If you don’t use this local cache, wouldn’t it all have to be stored in memory? This would put a serious strain on the memory of the TiFlash node machines…

| username: dba-kit | Original post link

After testing, when set tidb_opt_enable_late_materialization=off; disables late materialization, the speed is 0.926 s, which is almost the same as the 7.5 local disk TiFlash.

Uh, it’s not caused by this issue. After re-scaling and re-synchronizing the TiFlash replica, I found that turning on/off late materialization has little impact on query latency. The first query takes more than 70 seconds, and after caching, the second query takes more than 2 seconds. After a period of time (indicated by the disappearance of S3 read/write requests in the monitoring panel), the first query only takes 16 seconds, and after caching, the second query takes about 0.9 seconds. After several queries, it can even become 0.7 seconds.
The corresponding CPU profile is:
profiling-write-node-during-query.zip (95.4 KB)
profiling-comput-node-during-query.zip (164.1 KB)
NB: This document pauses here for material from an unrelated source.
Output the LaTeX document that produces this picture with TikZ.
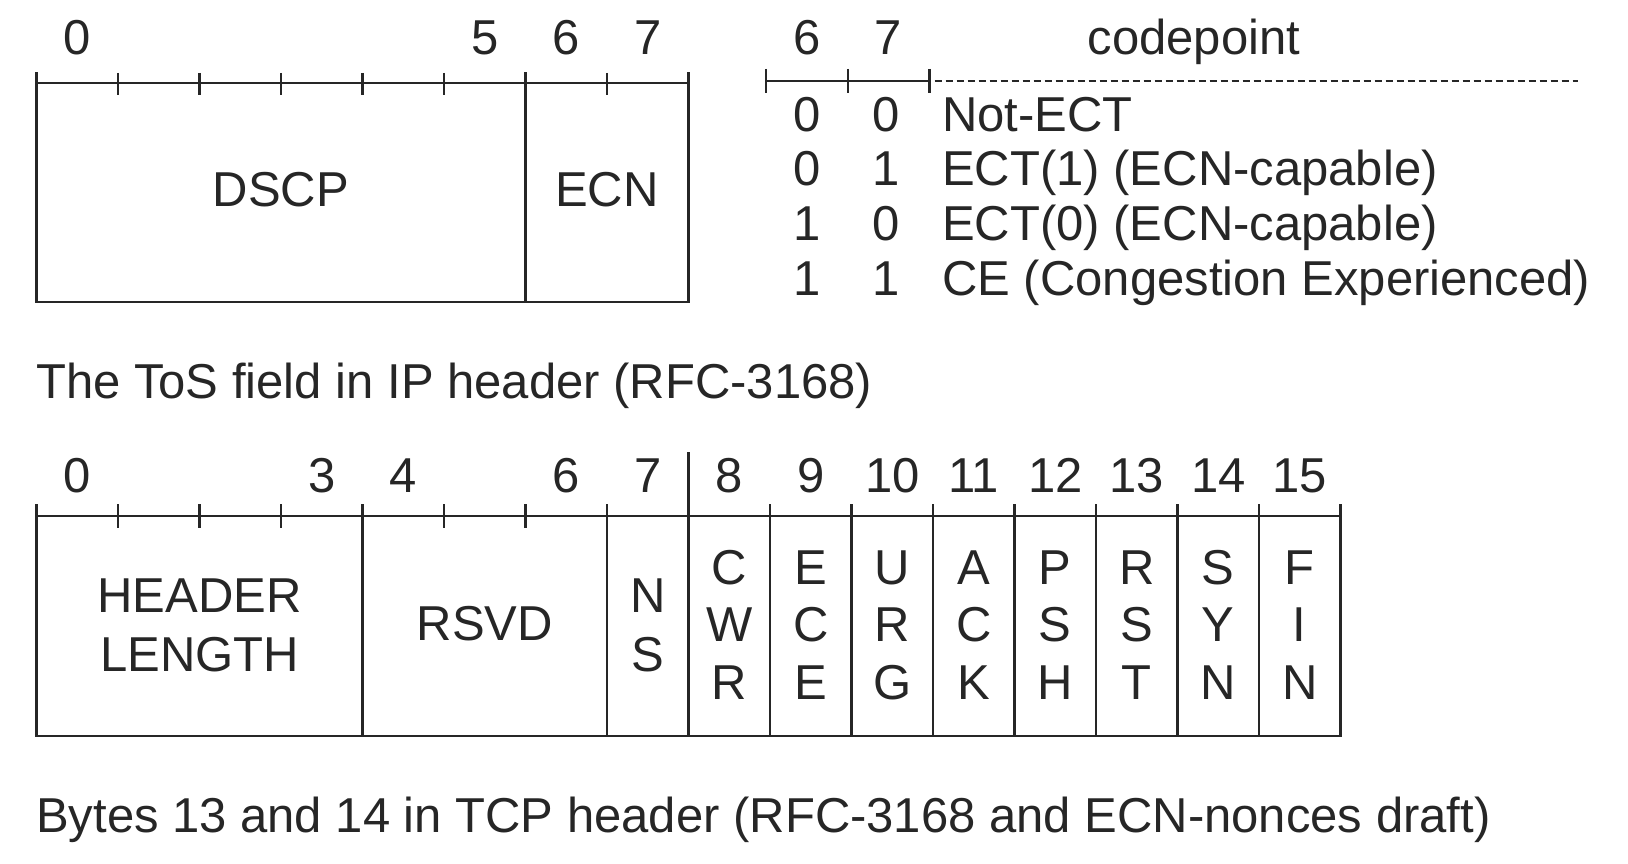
\documentclass[tikz,border=0pt]{standalone}
\usepackage{fontspec}
\setmainfont{Liberation Sans}
\begin{document}
\begin{tikzpicture}[x=1pt,y=-1pt,
  ln/.style={line width=2.2pt, draw=black!85},
  lbl/.style={font=\fontsize{49}{58}\selectfont, text=black!85, inner sep=0pt, anchor=base},
  lft/.style={lbl, anchor=base west}]
\useasboundingbox[fill=white] (0,0) rectangle (1628,864);
% ---------- top: ToS byte ----------
\draw[ln] (36.5,83) rectangle (688.5,302);
\draw[ln] (525.5,72.5) -- (525.5,302);
\draw[ln] (36.5,72.5) -- (36.5,83);
\draw[ln] (688.5,72.5) -- (688.5,83);
\foreach \i in {1,2,3,4,5,7} \draw[ln] ({36.5+\i*81.5},73) -- ({36.5+\i*81.5},95);
\node[lbl] (t0) at (77.25,55) {0};
\node[lbl] (t5) at (484.75,55) {5};
\node[lbl] (t6) at (566.25,55) {6};
\node[lbl] (t7) at (647.75,55) {7};
\node[lbl] (dscp) at (281,206.5) {DSCP};
\node[lbl] (ecn) at (607,206.5) {ECN};
% ---------- codepoint table ----------
\draw[ln] (766,81) -- (929.5,81);
\foreach \x in {766,848,929.5} \draw[ln] (\x,69) -- (\x,93);
\draw[line width=2pt, draw=black!85, dash pattern=on 7pt off 4pt] (934.5,81) -- (1578,81);
\node[lbl] (c6) at (807,55) {6};
\node[lbl] (c7) at (888,55) {7};
\node[lbl] (cp) at (1194,55) {codepoint};
\node[lbl] (r1a) at (807,131.5) {0};
\node[lbl] (r1b) at (886,131.5) {0};
\node[lft] (r1t) at (942,131.5) {Not-ECT};
\node[lbl] (r2a) at (807,185.5) {0};
\node[lbl] (r2b) at (886,185.5) {1};
\node[lft] (r2t) at (942,185.5) {ECT(1) (ECN-capable)};
\node[lbl] (r3a) at (807,240.5) {1};
\node[lbl] (r3b) at (886,240.5) {0};
\node[lft] (r3t) at (942,240.5) {ECT(0) (ECN-capable)};
\node[lbl] (r4a) at (807,295.5) {1};
\node[lbl] (r4b) at (886,295.5) {1};
\node[lft] (r4t) at (942,295.5) {CE (Congestion Experienced)};
\node[lft] (cap1) at (36,398) {The ToS field in IP header (RFC-3168)};
% ---------- bottom: TCP bytes 13 and 14 ----------
\draw[ln] (36.5,516) rectangle (1340.5,736);
\draw[ln] (36.5,504) -- (36.5,516);
\draw[ln] (1340.5,504) -- (1340.5,516);
\foreach \i in {1,2,3,5,6} \draw[ln] ({36.5+\i*81.5},504) -- ({36.5+\i*81.5},527.5);
\foreach \i in {4,7,9,10,11,12,13,14,15} \draw[ln] ({36.5+\i*81.5},504) -- ({36.5+\i*81.5},736);
\draw[ln] (688.5,452) -- (688.5,736);
\node[lbl] (b0) at (77.25,492) {0};
\node[lbl] (b3) at (321.75,492) {3};
\node[lbl] (b4) at (403.25,492) {4};
\node[lbl] (b6) at (566.25,492) {6};
\node[lbl] (b7) at (647.75,492) {7};
\foreach \i in {8,...,15} \node[lbl] (b\i) at ({36.5+(\i+0.5)*81.5},492) {\i};
\node[lbl] (hl1) at (199.5,612.5) {HEADER};
\node[lbl] (hl2) at (199.5,671.5) {LENGTH};
\node[lbl] (rsvd) at (484.75,640.5) {RSVD};
\node[lbl] (ns1) at (647.75,612.5) {N};
\node[lbl] (ns2) at (647.75,671.5) {S};
\foreach \i/\a/\b/\c in {8/C/W/R,9/E/C/E,10/U/R/G,11/A/C/K,12/P/S/H,13/R/S/T,14/S/Y/N,15/F/I/N}{
  \node[lbl] (f\i a) at ({36.5+(\i+0.5)*81.5},584.5) {\a};
  \node[lbl] (f\i b) at ({36.5+(\i+0.5)*81.5},641.5) {\b};
  \node[lbl] (f\i c) at ({36.5+(\i+0.5)*81.5},699.5) {\c};
}
\node[lft] (cap2) at (36,832) {Bytes 13 and 14 in TCP header (RFC-3168 and ECN-nonces draft)};
\end{tikzpicture}
\end{document}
| username: dba-kit | Original post link

The query plans for both are as follows:
Initial query plan:

Query plan after stabilization:

| username: dba-kit | Original post link

Comparing the execution plans, it was found that before stabilization, total_skipped_rows/total_skipped_packs was about 5 times that of after stabilization, while the actual total_scanned_rows/total_scanned_packs did not differ much. This is because after adding the TiFlash replica, there were more file fragments. Even after the TiFlash replica became available, TiFlash continued to read and write to S3 for 3 to 4 hours, even in a static state with no data being written, before it stopped making requests to S3.

| username: flow-PingCAP | Original post link

Before the query stabilizes, TiFlash is continuously performing segment merges. So it might be related to the segments being too small right after the import is completed. The specific reason needs to be investigated further.

| username: dba-kit | Original post link

After resizing the write-node again, the difference is indeed quite significant. By 19:30, all replicas had been uploaded. After 3 hours of sorting, the API request has been deleted 3 times, and the current number of objects is still 1.78 times the stabilized amount.

| username: 哈喽沃德 | Original post link

This question is impressive and sophisticated, I’ve learned a lot.